Ima cresce a tassi record

Sono tassi di crescita prossimi al 20% che non hanno uguali tra i competitor europei del packaging quelli che il gruppo meccanico bolognese Ima sta inanellando: +21% il fatturato nei primi tre mesi del 2017 (anno su anno) e +50% l’Ebitda; +18% i ricavi (e +21% l’Ebitda) nel 2016 dopo il +30% messo a segno nel 2015, anno in cui abbattè il muro del miliardo di euro di fatturato.

Oggi Ima è il quarto player europeo per dimensioni tra i costruttori di tecnologie per il confezionamento e l’imballaggio, con 1,31 miliardi di giro d’affari, per l’86% export,e 5.200 dipendenti (metà all’estero). Quarto dopo i tedeschi di Krones – rileva l’annuale classifica di Ucima - i vicini di casa bolognesi di Coesia e gli svizzeri di Bühler (escludendo il colosso multibusiness Bosch che non scorpora il dato packaging dal consolidato di 73,1 miliardi). Ma Ima è indiscutibilmente il numero uno in Europa per tasso di crescita: sta correndo tre volte più veloce di Krones (che ha chiuso il 2016 con un +6,9% del turnover), sei volte più di Bühler (+3%) e ha quasi raggiungo Coesia, che l’anno scorso invece non è cresciuta affatto.

«Il trend del primo trimestre dovrebbe riscontrarsi anche su base annua, prevediamo anche per il 2017 un forte incremento dei volumi e un consolidamento anche delle marginalità: avevamo già previsto a perimetro costante un target di 1,4 miliardi di fatturato quest’anno, ma va aggiunta tutta la parte acquisitiva. Abbiamo un backload di dossier molto elevato che potrebbero sbloccarsi nei prossimi mesi», anticipa Alberto Vacchi,presidente e ad di Ima. Azienda nata a Bologna nel 1961 e salita subito al primo posto nel ranking internazionale con le macchine per il confezionamento del the in bustine (ancor oggi controlla il 70% del mercato mondiale), per poi espandersi negli anni Settanta nel pharma e iniziare dagli anni Ottanta in avanti una campagna di M&A che non si è mai arrestata, spaziando dalla Germania all’India, dagli Usa alla Svizzera per diversificare la produzione (prima cosmetica, poi food&beverage, automation e tabacco) e allargare i mercati, puntando sempre a società al top per tecnologie che garantissero la leadership nelle nicchie di riferimento. E la famiglia Vacchi è stata anche tra le prime in Italia, nel 1995, ad aprire il capitale di una realtà industriale “pesante” all’azionariato di Borsa per finanziare la crescita, pur mantenendo il controllo.

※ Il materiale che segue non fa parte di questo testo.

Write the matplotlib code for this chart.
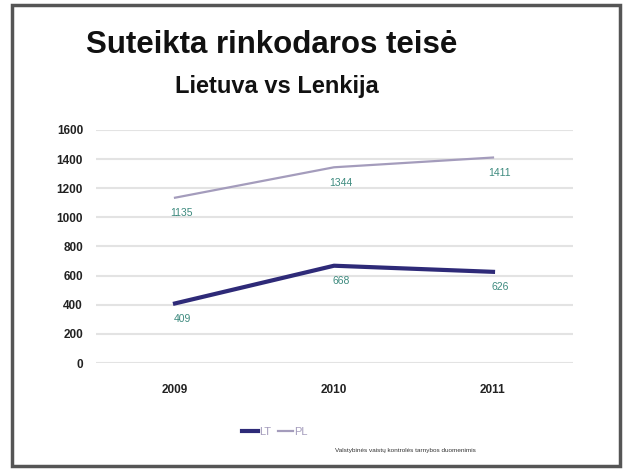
import matplotlib.pyplot as plt
from matplotlib.patches import Rectangle

plt.rcParams['font.family'] = ['Liberation Sans', 'DejaVu Sans']

years = ["2009", "2010", "2011"]
lt_values = [409, 668, 626]
pl_values = [1135, 1344, 1411]
y_ticks = [0, 200, 400, 600, 800, 1000, 1200, 1400, 1600]

fig = plt.figure(figsize=(6.24, 4.69), dpi=100)
ax = fig.add_axes([95.5 / 624, 1 - 363 / 469, 477 / 624, 233 / 469])

x = range(len(years))
ax.plot(x, lt_values, color="#2e2a78", linewidth=3, label="LT")
ax.plot(x, pl_values, color="#a49cbc", linewidth=1.6, label="PL")

for i, v in enumerate(lt_values):
    ax.annotate(str(v), (i, v), xytext=(5, -11), textcoords="offset points",
                ha="center", va="center", fontsize=7.5, color="#3d8a7e")
for i, v in enumerate(pl_values):
    ax.annotate(str(v), (i, v), xytext=(5, -11), textcoords="offset points",
                ha="center", va="center", fontsize=7.5, color="#3d8a7e")

ax.set_xlim(-0.5, 2.5)
ax.set_ylim(0, 1600)
ax.set_xticks(list(x))
ax.set_xticklabels(years, fontsize=8.5, fontweight="bold", color="#222222")
ax.set_yticks(y_ticks)
ax.set_yticklabels([str(t) for t in y_ticks], fontsize=8.5, fontweight="bold", color="#222222")
ax.tick_params(length=0, pad=9)
ax.tick_params(axis="x", pad=15)
ax.grid(axis="y", color="#e3e3e3", linewidth=1.5)
ax.set_axisbelow(True)
for s in ax.spines.values():
    s.set_visible(False)

fig.legend(loc="center", bbox_to_anchor=(275 / 624, 1 - 432 / 469), ncol=2,
           frameon=False, fontsize=8, handlelength=1.4, handletextpad=0.1,
           columnspacing=0.6, labelcolor="#a49cbc")

fig.text(272 / 624, 1 - 45 / 469, "Suteikta rinkodaros teisė", ha="center", va="center",
         fontsize=22.5, fontweight="bold", color="#111111")
fig.text(277 / 624, 1 - 86 / 469, "Lietuva vs Lenkija", ha="center", va="center",
         fontsize=17, fontweight="bold", color="#111111")
fig.text(405 / 624, 1 - 450 / 469, "Valstybinės vaistų kontrolės tarnybos duomenimis",
         ha="center", va="center", fontsize=4.6, color="#333333")

fig.patches.append(Rectangle((12 / 624, 3 / 469), 608 / 624, 461 / 469,
                             transform=fig.transFigure, fill=False,
                             edgecolor="#555555", linewidth=2.5))

fig.savefig("out.png", dpi=100)
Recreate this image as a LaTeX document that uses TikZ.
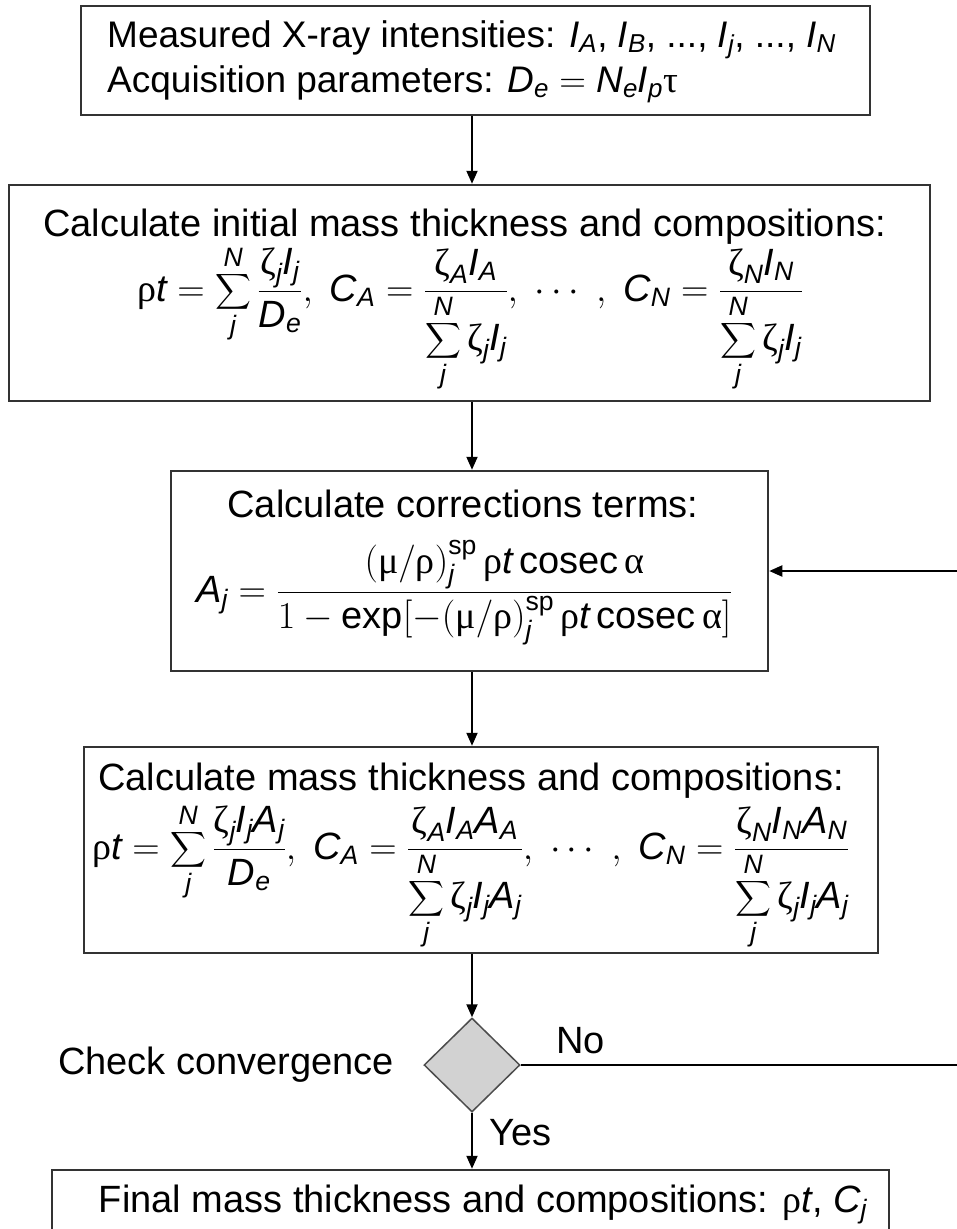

È di dieci giorni fa l’ultima acquisizione (Eurosicma), la quarta in sei mesi. «Abbiamo nel mirino diverse altre società ad alto potenziale nel generare cassa», conclude Vacchi. Che non solo non deve temere i cinesi, lavorando nella fascia alta del mercato, ma sta contendendo l’avanzata dei tedeschi «grazie alle piattaforme di subfornitura che abbiamo nel distretto emiliano che ci permettono di mantenere un elevato livello di competitività anche nella gamma intermedia».